= Exercise directions =
Copy the listing below in full and skip every picture.

-- Start of Given information --

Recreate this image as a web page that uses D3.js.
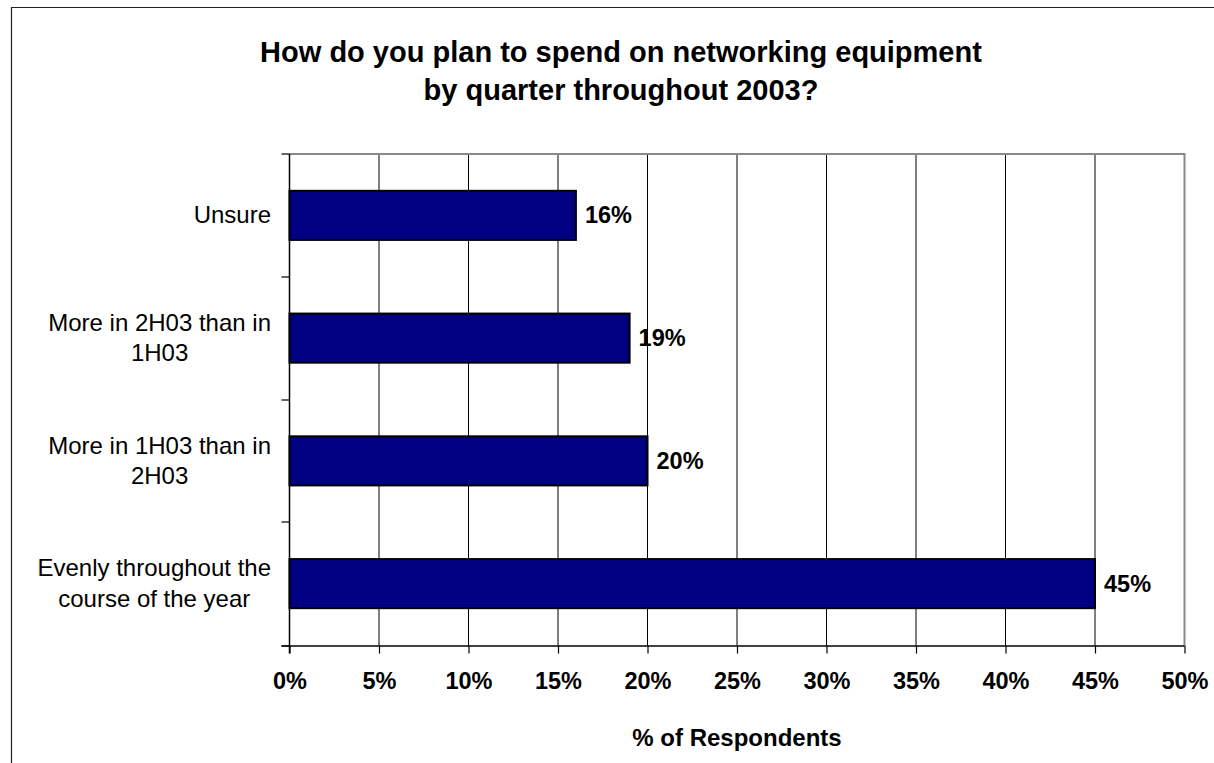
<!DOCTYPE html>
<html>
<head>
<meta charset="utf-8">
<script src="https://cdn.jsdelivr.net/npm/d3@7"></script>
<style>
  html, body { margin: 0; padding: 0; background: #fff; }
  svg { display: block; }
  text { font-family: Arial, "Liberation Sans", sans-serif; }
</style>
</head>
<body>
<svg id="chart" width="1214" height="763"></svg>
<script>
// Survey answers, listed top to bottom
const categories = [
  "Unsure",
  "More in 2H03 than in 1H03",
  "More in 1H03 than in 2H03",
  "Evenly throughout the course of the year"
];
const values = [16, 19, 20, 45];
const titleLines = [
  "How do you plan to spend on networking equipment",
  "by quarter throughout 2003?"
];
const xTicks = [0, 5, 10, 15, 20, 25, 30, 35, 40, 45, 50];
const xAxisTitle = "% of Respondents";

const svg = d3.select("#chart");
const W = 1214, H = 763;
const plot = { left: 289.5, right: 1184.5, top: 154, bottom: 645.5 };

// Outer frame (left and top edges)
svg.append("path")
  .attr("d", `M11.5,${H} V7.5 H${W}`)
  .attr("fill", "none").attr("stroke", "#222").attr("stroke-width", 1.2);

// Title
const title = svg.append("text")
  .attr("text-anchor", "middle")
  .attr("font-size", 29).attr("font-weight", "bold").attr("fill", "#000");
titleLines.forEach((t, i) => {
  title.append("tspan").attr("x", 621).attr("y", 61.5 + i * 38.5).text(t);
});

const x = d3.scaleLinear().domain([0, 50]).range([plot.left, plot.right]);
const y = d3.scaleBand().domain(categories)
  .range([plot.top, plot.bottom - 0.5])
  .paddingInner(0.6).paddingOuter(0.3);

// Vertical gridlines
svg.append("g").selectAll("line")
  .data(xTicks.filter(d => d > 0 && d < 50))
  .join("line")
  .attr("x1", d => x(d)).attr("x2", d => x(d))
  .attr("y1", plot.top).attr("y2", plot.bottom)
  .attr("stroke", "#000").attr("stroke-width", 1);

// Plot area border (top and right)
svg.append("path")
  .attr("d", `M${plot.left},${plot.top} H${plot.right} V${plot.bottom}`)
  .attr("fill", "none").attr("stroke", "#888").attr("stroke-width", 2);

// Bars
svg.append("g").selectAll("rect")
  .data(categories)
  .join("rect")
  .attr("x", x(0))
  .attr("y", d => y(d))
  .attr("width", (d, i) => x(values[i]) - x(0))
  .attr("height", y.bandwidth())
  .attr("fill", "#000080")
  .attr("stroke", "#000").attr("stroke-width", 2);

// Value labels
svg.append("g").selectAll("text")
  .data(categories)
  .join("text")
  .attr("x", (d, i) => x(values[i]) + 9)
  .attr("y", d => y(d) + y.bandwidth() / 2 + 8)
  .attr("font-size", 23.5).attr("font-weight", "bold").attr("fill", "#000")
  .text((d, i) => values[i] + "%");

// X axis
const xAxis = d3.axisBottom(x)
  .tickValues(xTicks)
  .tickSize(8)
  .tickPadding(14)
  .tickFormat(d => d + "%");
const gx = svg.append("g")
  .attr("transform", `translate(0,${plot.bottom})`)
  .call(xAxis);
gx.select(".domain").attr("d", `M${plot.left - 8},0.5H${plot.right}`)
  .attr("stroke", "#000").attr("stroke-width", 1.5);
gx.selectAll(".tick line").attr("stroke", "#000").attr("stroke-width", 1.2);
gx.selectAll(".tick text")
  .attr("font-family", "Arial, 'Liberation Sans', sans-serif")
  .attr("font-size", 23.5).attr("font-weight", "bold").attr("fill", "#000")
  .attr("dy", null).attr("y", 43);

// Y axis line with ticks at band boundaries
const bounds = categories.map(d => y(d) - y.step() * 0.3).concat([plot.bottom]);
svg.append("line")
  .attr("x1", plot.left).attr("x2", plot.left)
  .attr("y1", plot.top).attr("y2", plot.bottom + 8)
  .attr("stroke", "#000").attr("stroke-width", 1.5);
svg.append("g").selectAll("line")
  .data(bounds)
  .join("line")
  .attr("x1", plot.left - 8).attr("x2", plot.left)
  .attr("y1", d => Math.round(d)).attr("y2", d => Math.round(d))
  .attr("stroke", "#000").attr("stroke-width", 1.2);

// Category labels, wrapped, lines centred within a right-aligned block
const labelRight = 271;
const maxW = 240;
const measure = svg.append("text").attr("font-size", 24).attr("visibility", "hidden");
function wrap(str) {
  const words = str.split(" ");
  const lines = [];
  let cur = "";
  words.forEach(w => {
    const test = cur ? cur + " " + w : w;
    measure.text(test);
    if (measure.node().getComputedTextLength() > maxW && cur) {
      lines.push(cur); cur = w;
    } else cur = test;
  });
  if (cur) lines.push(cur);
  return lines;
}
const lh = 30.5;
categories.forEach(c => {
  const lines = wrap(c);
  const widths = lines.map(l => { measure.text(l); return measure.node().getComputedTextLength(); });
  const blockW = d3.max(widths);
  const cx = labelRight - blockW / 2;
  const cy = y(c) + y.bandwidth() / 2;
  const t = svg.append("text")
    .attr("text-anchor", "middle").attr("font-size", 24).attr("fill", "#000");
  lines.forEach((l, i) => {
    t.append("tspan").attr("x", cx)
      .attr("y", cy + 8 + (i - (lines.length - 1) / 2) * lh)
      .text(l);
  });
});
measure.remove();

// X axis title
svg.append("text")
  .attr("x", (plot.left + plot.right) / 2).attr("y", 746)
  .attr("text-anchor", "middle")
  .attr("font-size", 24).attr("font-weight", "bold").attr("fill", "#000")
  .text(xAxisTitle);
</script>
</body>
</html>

-- End of Given information --

= Finished task =
Recreate this image as a web page that uses D3.js.
<!DOCTYPE html>
<html>
<head>
<meta charset="utf-8">
<script src="https://cdn.jsdelivr.net/npm/d3@7"></script>
<style>
  html, body { margin: 0; padding: 0; background: #fff; }
  svg { display: block; }
  text { font-family: Arial, "Liberation Sans", sans-serif; }
</style>
</head>
<body>
<svg id="chart" width="1214" height="763"></svg>
<script>
// Survey answers, listed top to bottom
const categories = [
  "Unsure",
  "More in 2H03 than in 1H03",
  "More in 1H03 than in 2H03",
  "Evenly throughout the course of the year"
];
const values = [16, 19, 20, 45];
const titleLines = [
  "How do you plan to spend on networking equipment",
  "by quarter throughout 2003?"
];
const xTicks = [0, 5, 10, 15, 20, 25, 30, 35, 40, 45, 50];
const xAxisTitle = "% of Respondents";

const svg = d3.select("#chart");
const W = 1214, H = 763;
const plot = { left: 289.5, right: 1184.5, top: 154, bottom: 645.5 };

// Outer frame (left and top edges)
svg.append("path")
  .attr("d", `M11.5,${H} V7.5 H${W}`)
  .attr("fill", "none").attr("stroke", "#222").attr("stroke-width", 1.2);

// Title
const title = svg.append("text")
  .attr("text-anchor", "middle")
  .attr("font-size", 29).attr("font-weight", "bold").attr("fill", "#000");
titleLines.forEach((t, i) => {
  title.append("tspan").attr("x", 621).attr("y", 61.5 + i * 38.5).text(t);
});

const x = d3.scaleLinear().domain([0, 50]).range([plot.left, plot.right]);
const y = d3.scaleBand().domain(categories)
  .range([plot.top, plot.bottom - 0.5])
  .paddingInner(0.6).paddingOuter(0.3);

// Vertical gridlines
svg.append("g").selectAll("line")
  .data(xTicks.filter(d => d > 0 && d < 50))
  .join("line")
  .attr("x1", d => x(d)).attr("x2", d => x(d))
  .attr("y1", plot.top).attr("y2", plot.bottom)
  .attr("stroke", "#000").attr("stroke-width", 1);

// Plot area border (top and right)
svg.append("path")
  .attr("d", `M${plot.left},${plot.top} H${plot.right} V${plot.bottom}`)
  .attr("fill", "none").attr("stroke", "#888").attr("stroke-width", 2);

// Bars
svg.append("g").selectAll("rect")
  .data(categories)
  .join("rect")
  .attr("x", x(0))
  .attr("y", d => y(d))
  .attr("width", (d, i) => x(values[i]) - x(0))
  .attr("height", y.bandwidth())
  .attr("fill", "#000080")
  .attr("stroke", "#000").attr("stroke-width", 2);

// Value labels
svg.append("g").selectAll("text")
  .data(categories)
  .join("text")
  .attr("x", (d, i) => x(values[i]) + 9)
  .attr("y", d => y(d) + y.bandwidth() / 2 + 8)
  .attr("font-size", 23.5).attr("font-weight", "bold").attr("fill", "#000")
  .text((d, i) => values[i] + "%");

// X axis
const xAxis = d3.axisBottom(x)
  .tickValues(xTicks)
  .tickSize(8)
  .tickPadding(14)
  .tickFormat(d => d + "%");
const gx = svg.append("g")
  .attr("transform", `translate(0,${plot.bottom})`)
  .call(xAxis);
gx.select(".domain").attr("d", `M${plot.left - 8},0.5H${plot.right}`)
  .attr("stroke", "#000").attr("stroke-width", 1.5);
gx.selectAll(".tick line").attr("stroke", "#000").attr("stroke-width", 1.2);
gx.selectAll(".tick text")
  .attr("font-family", "Arial, 'Liberation Sans', sans-serif")
  .attr("font-size", 23.5).attr("font-weight", "bold").attr("fill", "#000")
  .attr("dy", null).attr("y", 43);

// Y axis line with ticks at band boundaries
const bounds = categories.map(d => y(d) - y.step() * 0.3).concat([plot.bottom]);
svg.append("line")
  .attr("x1", plot.left).attr("x2", plot.left)
  .attr("y1", plot.top).attr("y2", plot.bottom + 8)
  .attr("stroke", "#000").attr("stroke-width", 1.5);
svg.append("g").selectAll("line")
  .data(bounds)
  .join("line")
  .attr("x1", plot.left - 8).attr("x2", plot.left)
  .attr("y1", d => Math.round(d)).attr("y2", d => Math.round(d))
  .attr("stroke", "#000").attr("stroke-width", 1.2);

// Category labels, wrapped, lines centred within a right-aligned block
const labelRight = 271;
const maxW = 240;
const measure = svg.append("text").attr("font-size", 24).attr("visibility", "hidden");
function wrap(str) {
  const words = str.split(" ");
  const lines = [];
  let cur = "";
  words.forEach(w => {
    const test = cur ? cur + " " + w : w;
    measure.text(test);
    if (measure.node().getComputedTextLength() > maxW && cur) {
      lines.push(cur); cur = w;
    } else cur = test;
  });
  if (cur) lines.push(cur);
  return lines;
}
const lh = 30.5;
categories.forEach(c => {
  const lines = wrap(c);
  const widths = lines.map(l => { measure.text(l); return measure.node().getComputedTextLength(); });
  const blockW = d3.max(widths);
  const cx = labelRight - blockW / 2;
  const cy = y(c) + y.bandwidth() / 2;
  const t = svg.append("text")
    .attr("text-anchor", "middle").attr("font-size", 24).attr("fill", "#000");
  lines.forEach((l, i) => {
    t.append("tspan").attr("x", cx)
      .attr("y", cy + 8 + (i - (lines.length - 1) / 2) * lh)
      .text(l);
  });
});
measure.remove();

// X axis title
svg.append("text")
  .attr("x", (plot.left + plot.right) / 2).attr("y", 746)
  .attr("text-anchor", "middle")
  .attr("font-size", 24).attr("font-weight", "bold").attr("fill", "#000")
  .text(xAxisTitle);
</script>
</body>
</html>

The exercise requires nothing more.